The Cryptodate project has taken an inclusive approach to the multi-chain universe we now inhabit. Rather than trying to pick the winning horse, it has placed a bet on all the horses – and hopes they all are winners. The core smart contracts (ERC20, ERC721, Uniswap v2 LP, Uniswap staking) have been deployed to eight different blockchains, including the grandaddy (Ethereum), layer two (Arbitrum and Optimism) and several alt layer one chains (Polygon, BSC, Avalanche, Fantom, Moonriver). The rationale for this approach is multifactorial:

  • Preemptive Strategy To Prevent Vampire Forks. Because all the contracts are open source, it would be trivial for someone to clone the project and deploy it to another smart chain.
  • User Inclusivity. Each blockchain attracts and builds a different community. Rather than force a user to leave his/her preferred blockchain, we want to bring the project to them.
  • Dapp Elegance. The front end dapp has been architected to seamlessly toggle between between blockchains. Just as Metamask and Sushiswap can point their UI to different blockchains, Cryptodate “just works” across chains.

Because of this multichain architecture, a question manifests itself around the philosophical and technical approach to bridges.
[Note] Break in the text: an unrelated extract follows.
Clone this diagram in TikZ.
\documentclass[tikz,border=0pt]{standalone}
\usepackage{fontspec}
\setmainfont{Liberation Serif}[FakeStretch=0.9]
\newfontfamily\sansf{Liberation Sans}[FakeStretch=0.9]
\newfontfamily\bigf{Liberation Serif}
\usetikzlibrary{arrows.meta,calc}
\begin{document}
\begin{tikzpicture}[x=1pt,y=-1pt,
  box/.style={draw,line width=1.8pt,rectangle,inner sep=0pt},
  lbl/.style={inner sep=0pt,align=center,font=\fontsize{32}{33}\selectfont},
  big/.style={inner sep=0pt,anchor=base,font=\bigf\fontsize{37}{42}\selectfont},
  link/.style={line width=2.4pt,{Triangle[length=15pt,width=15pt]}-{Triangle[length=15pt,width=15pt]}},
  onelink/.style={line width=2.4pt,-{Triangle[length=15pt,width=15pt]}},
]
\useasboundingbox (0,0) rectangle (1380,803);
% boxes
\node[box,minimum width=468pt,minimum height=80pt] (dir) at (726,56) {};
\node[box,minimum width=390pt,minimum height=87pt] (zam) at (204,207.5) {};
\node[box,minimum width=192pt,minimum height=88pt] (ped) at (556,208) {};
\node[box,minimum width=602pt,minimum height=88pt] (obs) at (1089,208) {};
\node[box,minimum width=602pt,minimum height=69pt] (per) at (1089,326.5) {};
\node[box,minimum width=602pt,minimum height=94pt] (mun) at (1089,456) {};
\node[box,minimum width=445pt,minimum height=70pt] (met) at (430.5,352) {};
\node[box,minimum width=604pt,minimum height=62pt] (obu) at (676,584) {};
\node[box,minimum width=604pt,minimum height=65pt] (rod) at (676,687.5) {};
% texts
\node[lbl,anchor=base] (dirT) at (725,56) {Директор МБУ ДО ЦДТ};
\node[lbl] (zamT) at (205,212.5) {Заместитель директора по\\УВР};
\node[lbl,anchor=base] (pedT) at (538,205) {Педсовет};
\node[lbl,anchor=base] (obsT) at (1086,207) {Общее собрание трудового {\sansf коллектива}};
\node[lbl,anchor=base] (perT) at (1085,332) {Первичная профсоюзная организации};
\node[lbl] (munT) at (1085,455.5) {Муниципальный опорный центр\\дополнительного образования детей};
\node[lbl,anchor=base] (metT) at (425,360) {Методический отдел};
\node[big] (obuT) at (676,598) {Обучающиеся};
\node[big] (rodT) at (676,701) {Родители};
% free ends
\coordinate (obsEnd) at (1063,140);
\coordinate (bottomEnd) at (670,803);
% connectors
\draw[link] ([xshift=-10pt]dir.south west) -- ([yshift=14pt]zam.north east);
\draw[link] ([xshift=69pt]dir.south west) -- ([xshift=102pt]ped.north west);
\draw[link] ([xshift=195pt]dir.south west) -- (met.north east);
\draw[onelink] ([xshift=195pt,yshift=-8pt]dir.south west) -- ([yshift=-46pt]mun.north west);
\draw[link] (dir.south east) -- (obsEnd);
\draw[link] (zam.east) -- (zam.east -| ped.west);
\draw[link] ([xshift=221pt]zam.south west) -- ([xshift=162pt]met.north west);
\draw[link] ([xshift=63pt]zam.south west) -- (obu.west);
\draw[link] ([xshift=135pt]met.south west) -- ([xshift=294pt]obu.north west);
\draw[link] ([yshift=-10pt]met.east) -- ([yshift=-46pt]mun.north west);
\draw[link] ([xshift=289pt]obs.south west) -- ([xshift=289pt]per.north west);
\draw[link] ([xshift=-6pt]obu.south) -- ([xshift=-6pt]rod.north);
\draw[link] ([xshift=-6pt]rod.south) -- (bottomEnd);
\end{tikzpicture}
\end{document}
The simple answer to the question is that there are not bridges between chains for the Cryptodate project, for both the ERC20 and ERC721 contracts. Again, the rationale is multifactorial:

  • The purpose of the ERC20 token, CDT, is for governance of the chain it is deployed on. As such, it doesn’t make sense to move CDT between chains. For example, if users on the Avalanche chain wanted to increase the price to mint a cryptodate, it should be holders of CDT on the Avalanche chain that participate in that vote. It wouldn’t be right for CDT, earned on a different chain, to be brought over and influence that vote.
  • The price of CDT is determined by the liquidity of that chain. Because the liquidity of CDT is directly tied to the purchase of cryptodates, it wouldn’t make sense for CDT to be arbitraged between chains. CDT is meant to stay on the chain where it was earned. It will be natural for CDT to be more valuable on chains where more dates have been minted and there is more user activity.
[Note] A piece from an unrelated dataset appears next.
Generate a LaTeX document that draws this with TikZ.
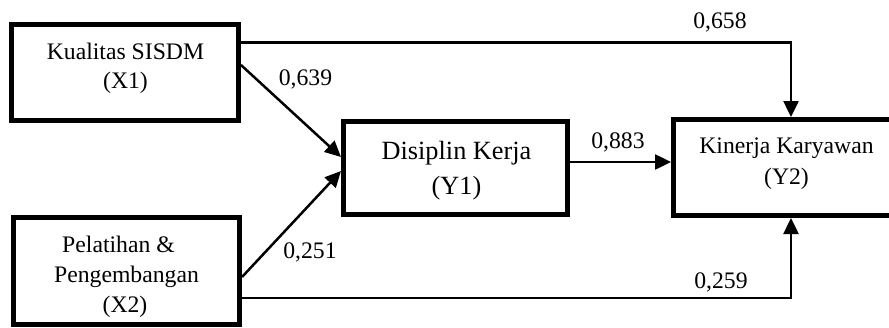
\documentclass[tikz,border=0pt]{standalone}
\usepackage{fontspec}
\setmainfont{Liberation Serif}
\usetikzlibrary{arrows.meta}

\tikzset{
  varbox/.style={draw=black, line width=5pt, rectangle, inner sep=0pt, fill=white},
  txt/.style={anchor=base, inner sep=0pt, font=\fontsize{23.7}{30}\selectfont},
  bigtxt/.style={anchor=base, inner sep=0pt, font=\fontsize{26.3}{35}\selectfont},
  coef/.style={anchor=base, inner sep=0pt, font=\fontsize{23.7}{30}\selectfont},
  path arrow/.style={draw=black, line width=2.5pt, -{Triangle[length=16pt,width=15pt]}},
}

\begin{document}
\begin{tikzpicture}[x=1pt, y=-1pt]
  \useasboundingbox (0,0) rectangle (889,327);

  % variable boxes
  \node[varbox, minimum width=227pt, minimum height=96pt]  (X1) at (125,72.5) {};
  \node[varbox, minimum width=226pt, minimum height=107pt] (X2) at (126.5,271) {};
  \node[varbox, minimum width=224pt, minimum height=93pt]  (Y1) at (455.5,168) {};
  \node[varbox, minimum width=235pt, minimum height=96pt]  (Y2) at (791,167.5) {};

  % box texts
  \node[txt] (X1a) at (125.5,59) {Kualitas SISDM};
  \node[txt] (X1b) at (125.5,88.5) {(X1)};
  \node[txt] (X2a) at (118.5,252) {Pelatihan \&};
  \node[txt] (X2b) at (126.5,282) {Pengembangan};
  \node[txt] (X2c) at (125,312) {(X2)};
  \node[bigtxt] (Y1a) at (456.5,159) {Disiplin Kerja};
  \node[bigtxt] (Y1b) at (456.5,194) {(Y1)};
  \node[txt] (Y2a) at (786.5,153.5) {Kinerja Karyawan};
  \node[txt] (Y2b) at (786.5,184.5) {(Y2)};

  % paths between the variables
  \draw[path arrow] (X1.east |- 0,42.5) -| (Y2.north);
  \draw[path arrow] (X1.east |- 0,65) -- (Y1.west |- 0,157);
  \draw[path arrow] (X2.east |- 0,277) -- (Y1.west |- 0,171);
  \draw[path arrow] (Y1.east |- 0,162) -- (Y2.west |- 0,162);
  \draw[path arrow] (X2.east |- 0,298) -| (Y2.south);

  % path coefficients
  \node[coef] (c658) at (720,28) {0,658};
  \node[coef] (c639) at (305.5,85.5) {0,639};
  \node[coef] (c883) at (618,148) {0,883};
  \node[coef] (c251) at (310,258) {0,251};
  \node[coef] (c259) at (721,288) {0,259};
\end{tikzpicture}
\end{document}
  • Burning dates doesn’t make sense. Because a cryptodate represents an onchain date, burning it to transfer it to another chain would be like erasing time. Therefore, dates always stay on the chain they were minted on. Cryptodates are not burnable; once minted, they are forever seared onto that blockchain. A consequence of this architecture is that that the same date can be minted on different chains, a desirable outcome. If your birthday is already owned by someone on Ethereum, you can still get it on a different chain.